Robust control of internal combustion engine speed, especially speed at or near idle, persists as a particularly challenging engine control issue. Rejection of the significant engine load disturbances that frequently occur involves adjustment of the engine operating point. The adjustment must respond rapidly and in proportion to the load disturbance for proper rejection. Improper rejection can result in perceptible and annoying engine speed variation. Accordingly, it is desirable to rapidly and proportionately respond to engine load disturbances, especially at idle.
Prediction of changes in engine speed and engine torque before such changes become manifest is generally known in the art to increase the amount of time available to prepare and deliver the described appropriate adjustment to the engine operating point. Situational feedforward control has been proposed in which changes in engine speed are predicted by monitoring the status of the wide variety of actuators and engine parameters that tend to impact engine speed stability.

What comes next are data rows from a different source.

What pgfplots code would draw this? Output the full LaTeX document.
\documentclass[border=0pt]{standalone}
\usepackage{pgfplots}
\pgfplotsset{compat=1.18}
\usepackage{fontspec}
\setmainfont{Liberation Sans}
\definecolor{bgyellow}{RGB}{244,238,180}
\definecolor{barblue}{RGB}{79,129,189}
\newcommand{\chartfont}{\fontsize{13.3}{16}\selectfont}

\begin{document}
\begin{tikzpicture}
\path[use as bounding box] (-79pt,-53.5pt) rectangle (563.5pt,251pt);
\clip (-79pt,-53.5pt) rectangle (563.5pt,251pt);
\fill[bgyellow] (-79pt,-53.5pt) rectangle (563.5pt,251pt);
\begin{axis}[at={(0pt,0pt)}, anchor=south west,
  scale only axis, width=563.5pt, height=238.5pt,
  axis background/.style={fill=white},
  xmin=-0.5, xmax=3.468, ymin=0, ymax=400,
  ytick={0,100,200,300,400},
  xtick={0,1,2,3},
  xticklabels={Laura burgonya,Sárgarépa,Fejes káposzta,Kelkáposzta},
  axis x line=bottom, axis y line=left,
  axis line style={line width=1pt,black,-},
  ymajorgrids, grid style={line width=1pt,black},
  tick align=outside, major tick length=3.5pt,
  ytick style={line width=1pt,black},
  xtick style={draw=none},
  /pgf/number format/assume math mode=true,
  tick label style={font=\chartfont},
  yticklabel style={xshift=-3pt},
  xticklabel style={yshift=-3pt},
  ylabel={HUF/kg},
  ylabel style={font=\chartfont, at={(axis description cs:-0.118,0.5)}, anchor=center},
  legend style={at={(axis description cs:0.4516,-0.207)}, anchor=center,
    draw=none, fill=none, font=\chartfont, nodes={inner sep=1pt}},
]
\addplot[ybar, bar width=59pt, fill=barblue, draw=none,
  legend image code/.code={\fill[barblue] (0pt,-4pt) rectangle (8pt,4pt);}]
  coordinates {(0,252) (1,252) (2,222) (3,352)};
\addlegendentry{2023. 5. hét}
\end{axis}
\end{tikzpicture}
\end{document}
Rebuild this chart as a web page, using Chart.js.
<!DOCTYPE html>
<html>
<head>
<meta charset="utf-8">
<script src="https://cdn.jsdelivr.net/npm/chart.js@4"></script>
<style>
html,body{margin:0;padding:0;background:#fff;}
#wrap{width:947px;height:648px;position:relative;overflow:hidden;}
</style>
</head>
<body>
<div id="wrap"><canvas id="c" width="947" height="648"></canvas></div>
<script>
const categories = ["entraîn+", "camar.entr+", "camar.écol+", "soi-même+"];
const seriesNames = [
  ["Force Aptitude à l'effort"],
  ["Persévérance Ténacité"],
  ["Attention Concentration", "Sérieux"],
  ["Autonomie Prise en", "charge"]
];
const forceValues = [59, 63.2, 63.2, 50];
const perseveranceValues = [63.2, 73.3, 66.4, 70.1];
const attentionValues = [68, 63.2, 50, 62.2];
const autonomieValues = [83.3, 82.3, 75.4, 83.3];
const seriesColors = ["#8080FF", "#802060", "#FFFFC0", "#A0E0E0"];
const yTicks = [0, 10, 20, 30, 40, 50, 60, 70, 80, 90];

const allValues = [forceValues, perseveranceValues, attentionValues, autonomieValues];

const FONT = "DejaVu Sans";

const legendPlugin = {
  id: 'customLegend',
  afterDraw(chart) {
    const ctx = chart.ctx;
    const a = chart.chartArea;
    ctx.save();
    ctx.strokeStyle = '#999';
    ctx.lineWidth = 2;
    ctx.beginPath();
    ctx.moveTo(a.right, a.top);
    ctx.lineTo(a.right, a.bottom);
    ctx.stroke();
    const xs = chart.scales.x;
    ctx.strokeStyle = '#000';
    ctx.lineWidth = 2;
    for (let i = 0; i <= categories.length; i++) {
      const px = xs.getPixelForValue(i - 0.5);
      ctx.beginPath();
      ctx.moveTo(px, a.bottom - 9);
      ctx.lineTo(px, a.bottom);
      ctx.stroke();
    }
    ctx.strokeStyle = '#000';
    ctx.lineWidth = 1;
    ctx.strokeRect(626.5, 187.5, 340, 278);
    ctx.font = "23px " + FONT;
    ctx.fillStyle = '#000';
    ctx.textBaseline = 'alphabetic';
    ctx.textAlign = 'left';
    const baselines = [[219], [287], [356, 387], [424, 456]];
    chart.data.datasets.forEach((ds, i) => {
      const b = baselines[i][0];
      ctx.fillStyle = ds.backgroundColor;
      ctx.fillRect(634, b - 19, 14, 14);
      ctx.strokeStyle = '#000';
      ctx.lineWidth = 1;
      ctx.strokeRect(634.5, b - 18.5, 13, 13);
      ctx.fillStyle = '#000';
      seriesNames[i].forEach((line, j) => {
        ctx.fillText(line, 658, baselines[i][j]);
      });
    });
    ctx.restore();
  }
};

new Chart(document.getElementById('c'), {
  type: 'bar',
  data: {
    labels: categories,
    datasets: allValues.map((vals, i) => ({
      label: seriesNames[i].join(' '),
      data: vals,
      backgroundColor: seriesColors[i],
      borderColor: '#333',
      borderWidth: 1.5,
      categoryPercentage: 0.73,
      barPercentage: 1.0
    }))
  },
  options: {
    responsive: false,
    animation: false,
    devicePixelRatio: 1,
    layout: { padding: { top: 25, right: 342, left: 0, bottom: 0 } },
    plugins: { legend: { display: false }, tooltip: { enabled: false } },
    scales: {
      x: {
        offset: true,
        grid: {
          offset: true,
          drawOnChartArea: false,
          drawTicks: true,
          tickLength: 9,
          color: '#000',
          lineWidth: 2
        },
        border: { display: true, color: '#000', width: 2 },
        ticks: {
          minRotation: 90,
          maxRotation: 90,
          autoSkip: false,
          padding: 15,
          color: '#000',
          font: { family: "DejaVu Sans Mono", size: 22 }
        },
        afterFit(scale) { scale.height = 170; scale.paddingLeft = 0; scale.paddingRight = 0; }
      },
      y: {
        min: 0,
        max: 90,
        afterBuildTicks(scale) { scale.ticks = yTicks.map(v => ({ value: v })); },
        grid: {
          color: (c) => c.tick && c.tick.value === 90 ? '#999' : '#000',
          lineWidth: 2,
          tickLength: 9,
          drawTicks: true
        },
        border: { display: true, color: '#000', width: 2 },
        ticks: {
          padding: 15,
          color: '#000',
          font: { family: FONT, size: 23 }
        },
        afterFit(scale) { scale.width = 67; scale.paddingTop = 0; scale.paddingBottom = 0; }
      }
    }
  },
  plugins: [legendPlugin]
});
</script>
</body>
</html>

The difficulties with situational feedforward control are numerous. For example, a large number of signal and actuator status combinations must be calibrated and periodically analyzed to ascertain the overall impact thereof on engine speed. Compromises may be required in the sophistication of the control in order to process all of the combinations, such as quantizing or altogether ignoring the magnitude of the load change corresponding to the combinations. Common treatment for a wide range of load changes follows from such compromises, reducing the robustness of the engine speed control. Furthermore, some of the load disturbances addressed in situational feedforward control, such as load changes caused by power steering cramp, are very difficult to accurately estimate or measure. Still further, preclusively high sampling rates may be required to properly monitor rapidly changing signals or actuators.

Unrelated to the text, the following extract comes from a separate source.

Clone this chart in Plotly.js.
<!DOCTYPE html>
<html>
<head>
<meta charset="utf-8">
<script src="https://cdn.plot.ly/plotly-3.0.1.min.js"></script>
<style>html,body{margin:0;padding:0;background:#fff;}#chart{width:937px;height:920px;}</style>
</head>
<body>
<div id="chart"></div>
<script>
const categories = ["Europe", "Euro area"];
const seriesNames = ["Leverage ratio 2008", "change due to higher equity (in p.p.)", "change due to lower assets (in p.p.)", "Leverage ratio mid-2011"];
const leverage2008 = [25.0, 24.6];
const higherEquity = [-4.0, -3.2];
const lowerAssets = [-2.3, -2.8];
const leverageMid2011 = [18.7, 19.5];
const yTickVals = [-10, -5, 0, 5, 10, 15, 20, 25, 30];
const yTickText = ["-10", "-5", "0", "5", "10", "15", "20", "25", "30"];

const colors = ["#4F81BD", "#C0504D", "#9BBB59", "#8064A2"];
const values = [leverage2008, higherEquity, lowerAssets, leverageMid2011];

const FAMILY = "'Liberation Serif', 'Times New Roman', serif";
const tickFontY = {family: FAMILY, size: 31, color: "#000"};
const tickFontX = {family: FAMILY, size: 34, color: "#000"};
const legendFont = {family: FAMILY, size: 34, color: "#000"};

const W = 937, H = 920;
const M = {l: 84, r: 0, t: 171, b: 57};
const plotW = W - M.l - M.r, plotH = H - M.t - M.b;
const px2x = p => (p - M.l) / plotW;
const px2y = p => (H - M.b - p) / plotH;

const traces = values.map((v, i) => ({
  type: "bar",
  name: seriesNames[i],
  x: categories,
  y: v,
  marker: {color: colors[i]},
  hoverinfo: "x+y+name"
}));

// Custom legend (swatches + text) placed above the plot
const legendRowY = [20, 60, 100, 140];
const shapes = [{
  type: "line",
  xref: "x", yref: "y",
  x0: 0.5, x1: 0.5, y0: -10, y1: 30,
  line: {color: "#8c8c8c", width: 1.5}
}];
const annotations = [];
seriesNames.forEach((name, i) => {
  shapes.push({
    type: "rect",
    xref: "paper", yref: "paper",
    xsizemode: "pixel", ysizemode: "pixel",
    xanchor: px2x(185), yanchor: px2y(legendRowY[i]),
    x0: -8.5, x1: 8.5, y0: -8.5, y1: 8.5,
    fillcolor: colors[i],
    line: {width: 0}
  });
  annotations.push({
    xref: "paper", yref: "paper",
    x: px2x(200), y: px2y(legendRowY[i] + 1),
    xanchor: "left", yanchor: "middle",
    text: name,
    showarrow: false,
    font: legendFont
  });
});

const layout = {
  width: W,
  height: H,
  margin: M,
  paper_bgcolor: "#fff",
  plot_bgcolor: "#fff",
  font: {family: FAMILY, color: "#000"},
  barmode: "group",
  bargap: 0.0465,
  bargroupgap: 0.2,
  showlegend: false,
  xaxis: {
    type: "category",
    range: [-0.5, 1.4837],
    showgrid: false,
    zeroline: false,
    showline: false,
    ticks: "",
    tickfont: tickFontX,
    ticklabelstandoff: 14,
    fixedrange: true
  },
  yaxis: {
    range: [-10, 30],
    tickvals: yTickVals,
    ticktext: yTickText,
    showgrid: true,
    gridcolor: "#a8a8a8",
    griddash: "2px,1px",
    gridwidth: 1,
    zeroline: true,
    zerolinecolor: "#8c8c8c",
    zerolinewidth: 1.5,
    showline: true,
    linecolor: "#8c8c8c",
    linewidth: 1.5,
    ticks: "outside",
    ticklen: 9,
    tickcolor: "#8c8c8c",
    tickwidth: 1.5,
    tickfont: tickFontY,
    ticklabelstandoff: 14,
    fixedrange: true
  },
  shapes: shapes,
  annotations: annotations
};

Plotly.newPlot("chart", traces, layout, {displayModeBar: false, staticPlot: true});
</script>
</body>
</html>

Feedback control has likewise been applied in engine speed control, in which sensed changes in load or engine speed or engine torque may be addressed. However, the reliance of such control on sensing of the control parameters themselves can unacceptably reduce the responsiveness of the control.
Accordingly, what is needed is an engine speed control improvement that avoids the difficulties of situational feedforward control and provides for a more responsive feedback control of engine speed.